I think the main con is that the petals adhere to each other, which I found odd for such a low petal count. So whatever you guys use with it, be sure the other parent has better petal substance.

Hi David,

You may have a bit more information about this rose now (since this thread started last fall), but I can tell you a couple things I have learned about it. It survived a very tough winter in northern Zone 3 Wisconsin (a week of minus 22 to minus 27 temps with no snow cover at all–just a little wood mulch), although it died back to the crown. To put the die back on this plant this past winter with other roses, I can tell you that no Canadian rose I own had anything more than 24 inches of live wood this spring. Brite Eyes has rebounded well, but I’m not sure that it will ever achieve climbing status in my climate. It has proven itself quite disease resistant in the year I have had it. It is also female fertile–I have crosses that are setting nice hips, although I couldn’t tell you how many seeds are in the hips. It also survived the winter in the Leif Erikson Rose Garden in Duluth. The garden is in a Zone 4 location and the plant there has a bit more length to the canes than my plant does. I am looking forward to seeing what kind of seedlings result.

Julie O

The patent information states that it is a good hip setter and that the pollen parent is Abraham Darby. Later this fall I should have a number of ripe crosses (both ways).

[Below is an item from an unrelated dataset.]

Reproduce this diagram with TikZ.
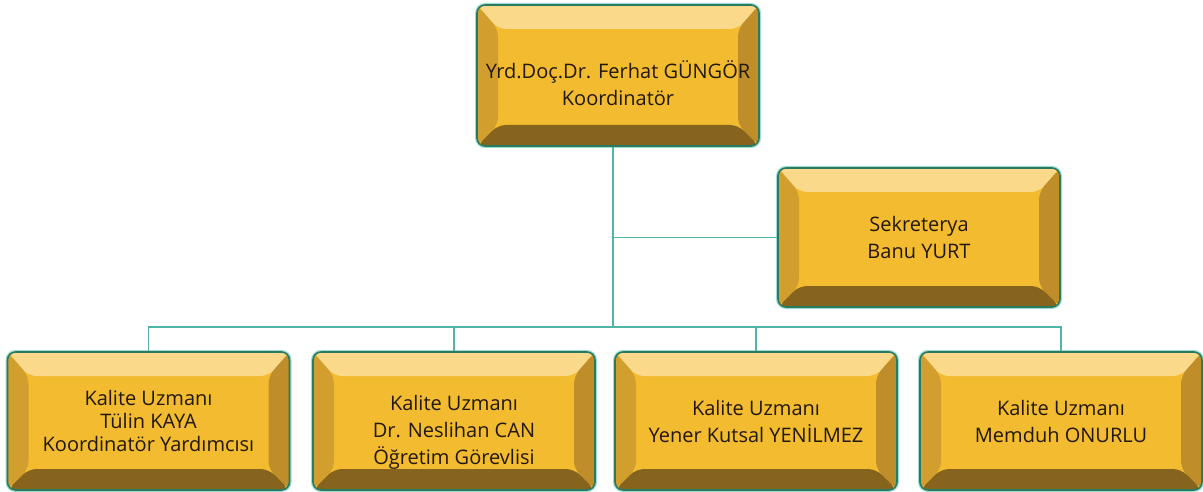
\documentclass[tikz,border=0pt]{standalone}
\usepackage{fontspec}
\setmainfont{Open Sans}
\usepackage{xcolor}
\usepackage{tikz}
\usetikzlibrary{calc}

\definecolor{facegold}{HTML}{F2BB30}
\definecolor{bevtop}{HTML}{FBD98A}
\definecolor{bevleft}{HTML}{D29E2E}
\definecolor{bevright}{HTML}{BF8E2A}
\definecolor{bevbottom}{HTML}{86641E}
\definecolor{boxline}{HTML}{2A7A60}
\definecolor{boxglow}{HTML}{9FDCD4}
\definecolor{linkteal}{HTML}{4FB5A5}
\definecolor{textbrown}{HTML}{231708}

\begin{document}
\begin{tikzpicture}[x=1pt, y=-1pt,
  every node/.style={font=\fontsize{20}{27}\selectfont},
  goldbox/.style={draw=boxline, line width=1.6pt, rounded corners=8pt, fill=facegold,
    preaction={draw=boxglow, line width=4pt},
    minimum width=282pt, minimum height=139pt, align=center, text=textbrown, inner sep=0pt,
    path picture={
      \path (path picture bounding box.north west) coordinate (bnw)
            (path picture bounding box.south east) coordinate (bse);
      \fill[bevtop] (bnw) -- (bse |- bnw) -- ($(bse |- bnw)+(-21pt,-24pt)$) -- ($(bnw)+(21pt,-24pt)$) -- cycle;
      \fill[bevleft] (bnw) -- ($(bnw)+(21pt,-24pt)$) -- ($(bnw |- bse)+(21pt,21pt)$) -- (bnw |- bse) -- cycle;
      \fill[bevright] (bse |- bnw) -- (bse) -- ($(bse)+(-21pt,21pt)$) -- ($(bse |- bnw)+(-21pt,-24pt)$) -- cycle;
      \fill[bevbottom] (bnw |- bse) -- ($(bnw |- bse)+(21pt,21pt)$) -- ($(bse)+(-21pt,21pt)$) -- (bse) -- cycle;
    }},
  sink/.style={execute at begin node={\rule{0pt}{#1}}},
  link/.style={draw=linkteal, line width=1.5pt},
]
\useasboundingbox (0,0) rectangle (1203,492);

\node[goldbox, minimum height=141pt, sink=60pt] (coord) at (618,75.5) {Yrd.Doç.Dr. Ferhat GÜNGÖR\\Koordinatör};
\node[goldbox] (sek) at (919,237.5) {Sekreterya\\Banu YURT};
\node[goldbox, minimum height=138pt, font=\fontsize{20}{23}\selectfont] (k1) at (148.5,421) {Kalite Uzmanı\\Tülin KAYA\\Koordinatör Yardımcısı};
\node[goldbox, minimum height=138pt, sink=91pt] (k2) at (454,421) {Kalite Uzmanı\\Dr. Neslihan CAN\\Öğretim Görevlisi};
\node[goldbox, minimum height=138pt] (k3) at (756,421) {Kalite Uzmanı\\Yener Kutsal YENİLMEZ};
\node[goldbox, minimum height=138pt] (k4) at (1061,421) {Kalite Uzmanı\\Memduh ONURLU};

\coordinate (bus) at (613,327);
\draw[link] ($(coord.south)+(-5,0)$) -- (bus);
\draw[link] (sek.west) -- (sek.west -| bus);
\draw[link] (k1.north) -- (k1.north |- bus) -- (k4.north |- bus) -- (k4.north);
\draw[link] (k2.north) -- (k2.north |- bus);
\draw[link] (k3.north) -- (k3.north |- bus);
\end{tikzpicture}
\end{document}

Wow, thanks Henry. It looks like the female parent is RADtee, the same seedling Bill used as the female parent of ‘Rainbow Knockout’. That’s interesting to know ‘Abraham Darby’ is the male of ‘Brite Eyes’. Hopefully ‘Brite Eyes’ will produce some really good offspring.

Brite eyes is the first hardy climber we introduced from Bill Radler. We have since introduced Winner Circle, Morning Magic and Can Can. They are Cane hardy zone 5 and crown hardy zone 4 from the information we have received back from our trials.

Brite Eyes continues to survive in my Zone 3 location as a nice and compact shrub–about 30-36 inches–4 winters now. Dieback is pretty much to the crown but it comes back gangbusters and each year the number of canes increases. Brite Eyes has become a well-established and truly lovely rose with excellent bloom production and what was generally outstanding disease resistance. I personally consider it one of Mr. Radler’s best roses. I have used BE in crosses and one of my nicest and most floriferous seedlings to date has BE as the female parent. So why is is that there must always be a fly in the ointment? Late last year in June I had to remove one cane on BE as it was badly affected by Downy mildew–no big deal. Late in the season BE presented with blackspot, although defoliation was minimal–a bit disturbing after three years of stellar performance (really more if you consider the two years it spent in a pot). This year I had to remove 2 canes for Downy mildew and a number of my seedlings that have BE or my BE seedling as a parent were tossed due to Downy mildew–I’m usually not tossing many seedlings this early in the season. Now, the conditions for DM are especially good (or should I say bad) this year. David Z confirmed DM on his Brite Eyes and also had blackspot show up on his plant last fall so this wasn’t just my observation. This is unfortunate as BE has been tested and shown to be resistant to the three most common races of blackspot in the US. It is also interesting to hear some of the recent comments that have been made speculating that DM seems to show up on the most black-spot resistant roses. I had already come to the same conclusion as I am seeing more and more DM as blackspot decreases, but I’m not sure what the implications may be. What I know now is that there will always be something out there. All living things come with genetic faults and there will always be disease. We keep striving for better plants and the breeders out there have made tremendous progress. Whether in human or plant it seems that eliminating one disease just opens the door for another and we can only continue to react. I still love Brite Eyes.

Not sure if the correlation between downy and black spot is not due to the fact that the most popular black spot resistant roses are propagated by the 10’s of 1000 in greenhouses where conditions and inoculum of downy are everywhere.In other words, is this genetic or environmental?